Understanding their design helps explain why batteries have limits on voltage, capacity, charging speed, and lifetime.
A lithium-ion cell has two electrodes, an anode and a cathode, separated by an electrolyte and a thin separator. During discharge, lithium ions move through the electrolyte while electrons travel through the outside circuit to power a device.

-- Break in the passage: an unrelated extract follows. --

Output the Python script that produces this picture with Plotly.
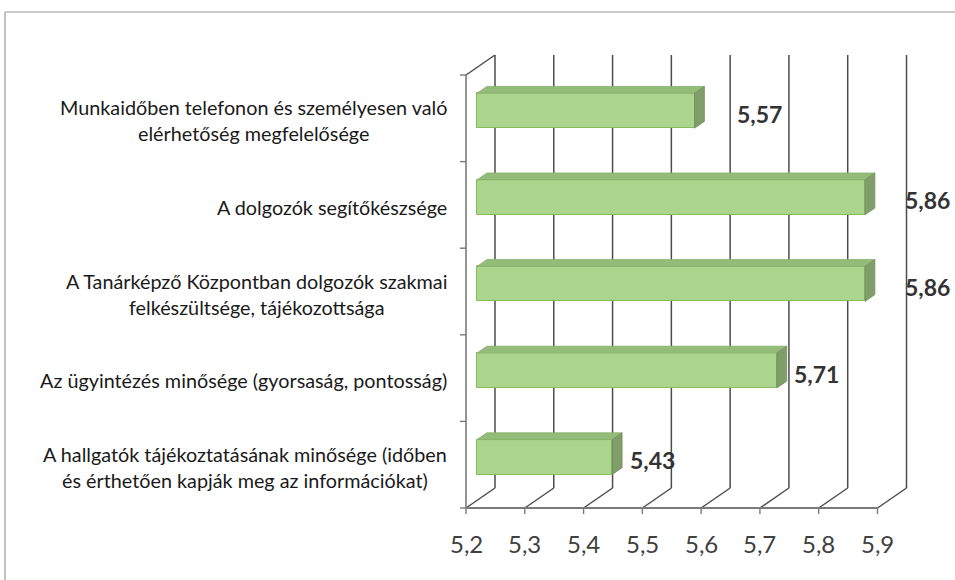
import plotly.graph_objects as go

# ---------------- data ----------------
categories = [
    "Munkaidőben telefonon és személyesen való<br>elérhetőség megfelelősége",
    "A dolgozók segítőkészsége",
    "A Tanárképző Központban dolgozók szakmai<br>felkészültsége, tájékozottsága",
    "Az ügyintézés minősége (gyorsaság, pontosság)",
    "A hallgatók tájékoztatásának minősége (időben<br>és érthetően kapják meg az információkat)",
]
values = [5.57, 5.86, 5.86, 5.71, 5.43]
value_labels = ["5,57", "5,86", "5,86", "5,71", "5,43"]
tick_values = [5.2, 5.3, 5.4, 5.5, 5.6, 5.7, 5.8, 5.9]
tick_labels = ["5,2", "5,3", "5,4", "5,5", "5,6", "5,7", "5,8", "5,9"]

# ---------------- geometry / style ----------------
W, H = 955, 580
XMIN, XMAX = tick_values[0], tick_values[-1]
X0PX, X1PX = 466.0, 877.5          # front axis pixel span
PXU = (X1PX - X0PX) / (XMAX - XMIN)  # pixels per value unit
YB_PX = 508.0                        # front floor pixel row
CAT_PX = 86.6                        # pixels per category
n = len(categories)

x_range = [XMIN - X0PX / PXU, XMIN + (W - X0PX) / PXU]
y_range = [-0.5 - (H - YB_PX) / CAT_PX, -0.5 + YB_PX / CAT_PX]

DX = 29 / PXU      # wall depth (x, value units)
DY = 20 / CAT_PX   # wall depth (y, category units)
F0, F1 = 0.38, 0.72  # bar front / back depth fractions
BAR_W = 35 / CAT_PX

front_col = "#abd48c"
top_col = "#94bc79"
side_col = "#7f9e6a"
edge_col = "#86bd5c"
grid_col = "#4d4d4d"
axis_col = "#7a7a7a"

ypos = [n - 1 - k for k in range(n)]  # top category first

fig = go.Figure()

shapes = []
def seg(x0, y0, x1, y1, color, width):
    shapes.append(dict(type="line", xref="x", yref="y", x0=x0, y0=y0, x1=x1, y1=y1,
                       line=dict(color=color, width=width), layer="below"))

y_floor = -0.5
y_top = n - 0.5
# back wall gridlines and floor diagonals
for t in tick_values:
    seg(t + DX, y_floor + DY, t + DX, y_top + DY, grid_col, 1.5)
    seg(t, y_floor, t + DX, y_floor + DY, grid_col, 1.5)
# left wall
seg(XMIN, y_floor, XMIN, y_top, axis_col, 1.6)
seg(XMIN, y_top, XMIN + DX, y_top + DY, grid_col, 1.5)
# category ticks
for b in range(n + 1):
    seg(XMIN - 6 / PXU, b - 0.5, XMIN, b - 0.5, axis_col, 1.4)
# front axis and ticks
seg(XMIN, y_floor, XMAX, y_floor, axis_col, 2)
for t in tick_values:
    seg(t, y_floor, t, y_floor - 6 / CAT_PX, axis_col, 1.4)

# frame
shapes.append(dict(type="line", xref="paper", yref="paper", x0=5 / W, x1=5 / W,
                   y0=1 - 12 / H, y1=-0.1, line=dict(color="#9a9a9a", width=1.2)))
shapes.append(dict(type="line", xref="paper", yref="paper", x0=5 / W, x1=1.01,
                   y0=1 - 12 / H, y1=1 - 12 / H, line=dict(color="#9a9a9a", width=1.2)))

# front faces
fig.add_trace(go.Bar(
    orientation="h",
    y=[y + F0 * DY for y in ypos],
    x=[v - XMIN for v in values],
    base=[XMIN + F0 * DX] * n,
    width=BAR_W,
    marker=dict(color=front_col, line=dict(color=edge_col, width=1)),
    hoverinfo="skip",
    showlegend=False,
))

dd_x = (F1 - F0) * DX
dd_y = (F1 - F0) * DY
for y, v in zip(ypos, values):
    yc = y + F0 * DY
    yt = yc + BAR_W / 2
    yb = yc - BAR_W / 2
    xl = XMIN + F0 * DX
    xr = v + F0 * DX
    # top face
    fig.add_trace(go.Scatter(
        x=[xl, xl + dd_x, xr + dd_x, xr, xl],
        y=[yt, yt + dd_y, yt + dd_y, yt, yt],
        fill="toself", fillcolor=top_col, mode="lines",
        line=dict(color="#86b068", width=0.8), hoverinfo="skip", showlegend=False))
    # side face
    fig.add_trace(go.Scatter(
        x=[xr, xr + dd_x, xr + dd_x, xr, xr],
        y=[yt, yt + dd_y, yb + dd_y, yb, yt],
        fill="toself", fillcolor=side_col, mode="lines",
        line=dict(color="#758f62", width=0.8), hoverinfo="skip", showlegend=False))

annotations = []
# value labels
nudges = [0.087, 0.083, 0.083, 0.045, 0.045]
for y, v, lab, nd in zip(ypos, values, value_labels, nudges):
    annotations.append(dict(
        x=v + nd, y=y + F0 * DY - 3 / CAT_PX, xref="x", yref="y", text=lab,
        showarrow=False, xanchor="left", yanchor="middle",
        font=dict(family="Lato", size=23, color="#333333", weight="bold")))
# category labels
for y, c in zip(ypos, categories):
    annotations.append(dict(
        x=449 / W, y=y - 2 / CAT_PX, xref="paper", yref="y", text=c,
        showarrow=False, xanchor="right", yanchor="middle", align="center",
        font=dict(family="Lato", size=19.8, color="#1a1a1a")))
# x tick labels
for t, lab in zip(tick_values, tick_labels):
    annotations.append(dict(
        x=t, y=y_floor - 35 / CAT_PX, xref="x", yref="y", text=lab,
        showarrow=False, xanchor="center", yanchor="middle",
        font=dict(family="Lato", size=24, color="#404040")))

fig.update_layout(
    width=W, height=H,
    margin=dict(l=0, r=0, t=0, b=0),
    paper_bgcolor="white", plot_bgcolor="white",
    xaxis=dict(range=x_range, visible=False, fixedrange=True),
    yaxis=dict(range=y_range, visible=False, fixedrange=True),
    shapes=shapes, annotations=annotations,
    showlegend=False, bargap=0,
)

fig.write_html(
    "out.html",
    config={"displayModeBar": False},
    post_script="document.body.style.margin='0';document.body.style.overflow='hidden';",
)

During charging, an external power source pushes the ions and electrons back toward their higher-energy arrangement.
Good engineering balances energy storage, safety, heat control, material cost, and cycle life.
Key Facts
- Cell voltage is the electric potential difference between the cathode and anode: V = W/q.

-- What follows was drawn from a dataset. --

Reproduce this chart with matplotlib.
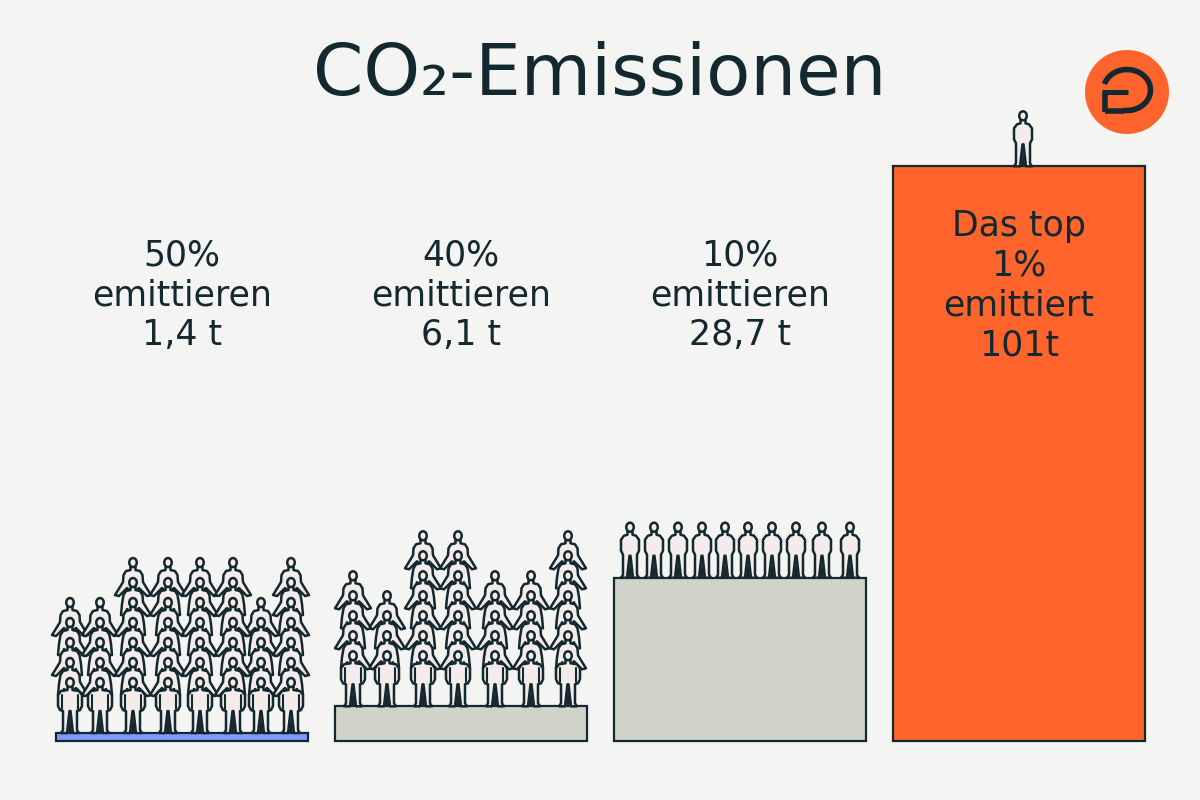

- Electrical energy delivered by a battery is E = VQ, where Q is charge in coulombs.
- Battery capacity is often measured in ampere-hours: Q = It.

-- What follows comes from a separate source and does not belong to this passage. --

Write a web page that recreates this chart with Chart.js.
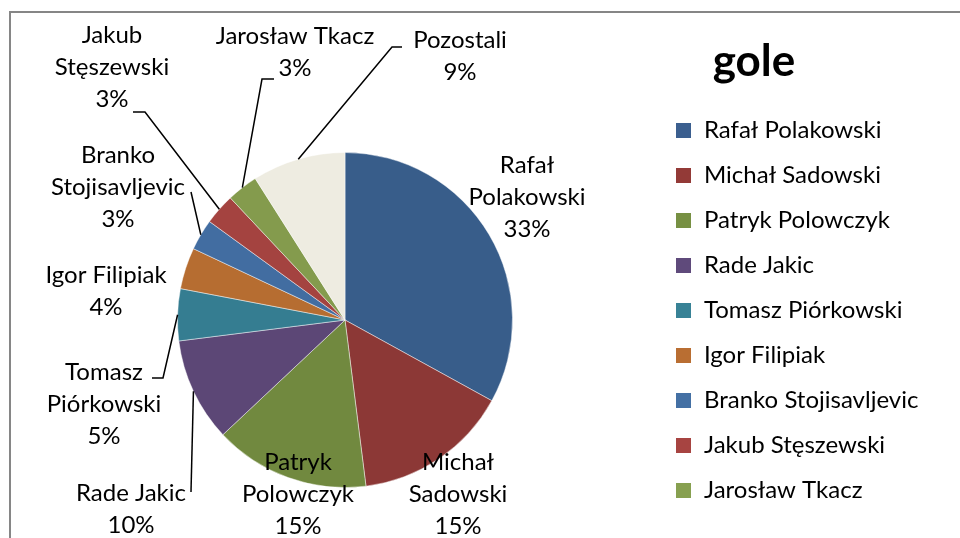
<!DOCTYPE html>
<html lang="pl">
<head>
<meta charset="utf-8">
<title>gole</title>
<script src="https://cdn.jsdelivr.net/npm/chart.js@4.4.1/dist/chart.umd.min.js"></script>
<style>
	body { margin: 0; background: #fff; }
	#wrap { width: 960px; height: 538px; }
</style>
</head>
<body>
<div id="wrap"><canvas id="goleChart" width="960" height="538"></canvas></div>
<script>
const players = [
	"Rafał Polakowski", "Michał Sadowski", "Patryk Polowczyk", "Rade Jakic",
	"Tomasz Piórkowski", "Igor Filipiak", "Branko Stojisavljevic",
	"Jakub Stęszewski", "Jarosław Tkacz", "Pozostali"
];
const goalShare = [33, 15, 15, 10, 5, 4, 3, 3, 3, 9];
const labelNames = [
	["Rafał", "Polakowski"], ["Michał", "Sadowski"], ["Patryk", "Polowczyk"],
	["Rade Jakic"], ["Tomasz", "Piórkowski"], ["Igor Filipiak"],
	["Branko", "Stojisavljevic"], ["Jakub", "Stęszewski"], ["Jarosław Tkacz"], ["Pozostali"]
];
const chartTitle = "gole";
const legendCount = 9;

const sliceColors = [
	"#385d8a", "#8c3836", "#71893f", "#5c4776", "#357d91",
	"#b66d31", "#426da1", "#a44340", "#849b4d", "#eeece1"
];
const legendColors = [
	"#3b5f8f", "#933a37", "#779043", "#5f4a7b", "#388296",
	"#b96e32", "#4470a4", "#a74441", "#87a050", "#eeece1"
];

// layout of the data labels: centre x and y of the first text line
const labelAnchors = [
	[527, 165], [458, 462], [298, 462], [131, 493], [104, 372],
	[106, 275], [118, 155], [112, 35], [295, 36], [460, 40]
];
// leader lines: points from the label towards the slice
const leaderPoints = [
	null, null, null,
	[[191, 492]],
	[[152, 378], [163, 378]],
	null,
	[[191, 192]],
	[[133, 112], [145, 112]],
	[[274, 79], [262, 79]],
	[[402, 47], [392, 47]]
];

const FONT = "Lato, 'Open Sans', sans-serif";
const LINE_H = 32;

const excelLabels = {
	id: "excelLabels",
	beforeDraw(chart) {
		const c = chart.ctx;
		c.save();
		c.fillStyle = "#fff";
		c.fillRect(0, 0, chart.width, chart.height);
		c.strokeStyle = "#868686";
		c.lineWidth = 2;
		c.beginPath();
		c.moveTo(10, 538);
		c.lineTo(10, 12);
		c.lineTo(960, 12);
		c.stroke();
		c.restore();
	},
	afterDraw(chart) {
		const c = chart.ctx;
		const arcs = chart.getDatasetMeta(0).data;
		const total = goalShare.reduce((a, b) => a + b, 0);
		c.save();

		// leader lines
		c.strokeStyle = "#000";
		c.lineWidth = 1.5;
		arcs.forEach((arc, i) => {
			const pts = leaderPoints[i];
			if (!pts) return;
			const p = arc.getProps(["x", "y", "startAngle", "endAngle", "outerRadius"], true);
			const mid = (p.startAngle + p.endAngle) / 2;
			c.beginPath();
			c.moveTo(pts[0][0], pts[0][1]);
			pts.slice(1).forEach(q => c.lineTo(q[0], q[1]));
			c.lineTo(p.x + Math.cos(mid) * p.outerRadius, p.y + Math.sin(mid) * p.outerRadius);
			c.stroke();
		});

		// data labels
		c.fillStyle = "#000";
		c.font = "24px " + FONT;
		c.textAlign = "center";
		c.textBaseline = "middle";
		labelNames.forEach((lines, i) => {
			const pct = Math.round(goalShare[i] / total * 100) + "%";
			const all = lines.concat([pct]);
			const [x, y] = labelAnchors[i];
			all.forEach((t, k) => c.fillText(t, x, y + k * LINE_H));
		});

		// title
		c.font = "bold 44px " + FONT;
		c.textBaseline = "alphabetic";
		c.fillText(chartTitle, 754, 76);

		// legend
		c.font = "24px " + FONT;
		c.textAlign = "left";
		c.textBaseline = "middle";
		for (let i = 0; i < legendCount; i++) {
			const y = 130 + i * 45;
			c.fillStyle = legendColors[i];
			c.fillRect(676, y - 7, 15, 15);
			c.fillStyle = "#000";
			c.fillText(players[i], 704, y);
		}
		c.restore();
	}
};

const ctx = document.getElementById("goleChart");
const goleChart = new Chart(ctx, {
	type: "pie",
	data: {
		labels: players,
		datasets: [
			{
				data: goalShare,
				backgroundColor: sliceColors,
				borderColor: "rgba(255, 255, 255, 0.45)",
				borderWidth: 1
			}
		]
	},
	options: {
		responsive: false,
		animation: false,
		devicePixelRatio: 1,
		layout: { padding: { left: 177, right: 447, top: 152, bottom: 50 } },
		plugins: {
			legend: { display: false },
			tooltip: { enabled: false }
		}
	},
	plugins: [excelLabels]
});
</script>
</body>
</html>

- Energy in watt-hours is approximately E(Wh) = V × capacity(Ah).
- During discharge in a lithium-ion cell, Li+ ions move through the electrolyte and electrons move through the external circuit.
- Power output is P = IV, so higher current or voltage means faster energy delivery.
Vocabulary
- Anode
- The electrode where oxidation occurs, commonly the graphite electrode during discharge in a lithium-ion cell.
- Cathode
- The electrode where reduction occurs, commonly a lithium metal oxide or phosphate material during discharge.
- Electrolyte
- The ion-conducting material that allows lithium ions to move between electrodes while blocking direct electron flow.
- Separator
- A thin porous barrier that keeps the anode and cathode from touching while allowing ions to pass through.
- Cycle life
- The number of charge and discharge cycles a battery can complete before its usable capacity falls significantly.
Common Mistakes to Avoid
- Saying electrons flow through the electrolyte is wrong because electrons travel through the external circuit while ions move inside the cell.
- Treating voltage and capacity as the same thing is wrong because voltage measures energy per charge, while capacity measures total charge stored.
- Assuming faster charging is always harmless is wrong because high current can cause heating, lithium plating, and faster aging.
- Thinking a rechargeable battery stores electrons like a tank is wrong because it stores energy in chemical arrangements of ions and electrode materials.
Practice Questions
- 1 A lithium-ion cell has a voltage of 3.7 V and a capacity of 2.5 Ah. Estimate its stored energy in watt-hours.
- 2 A phone battery delivers a current of 0.80 A at 3.8 V for 2.0 hours. How much energy does it deliver in watt-hours?
- 3 During discharge, explain why lithium ions must move through the electrolyte while electrons must move through the external circuit instead of directly across the separator.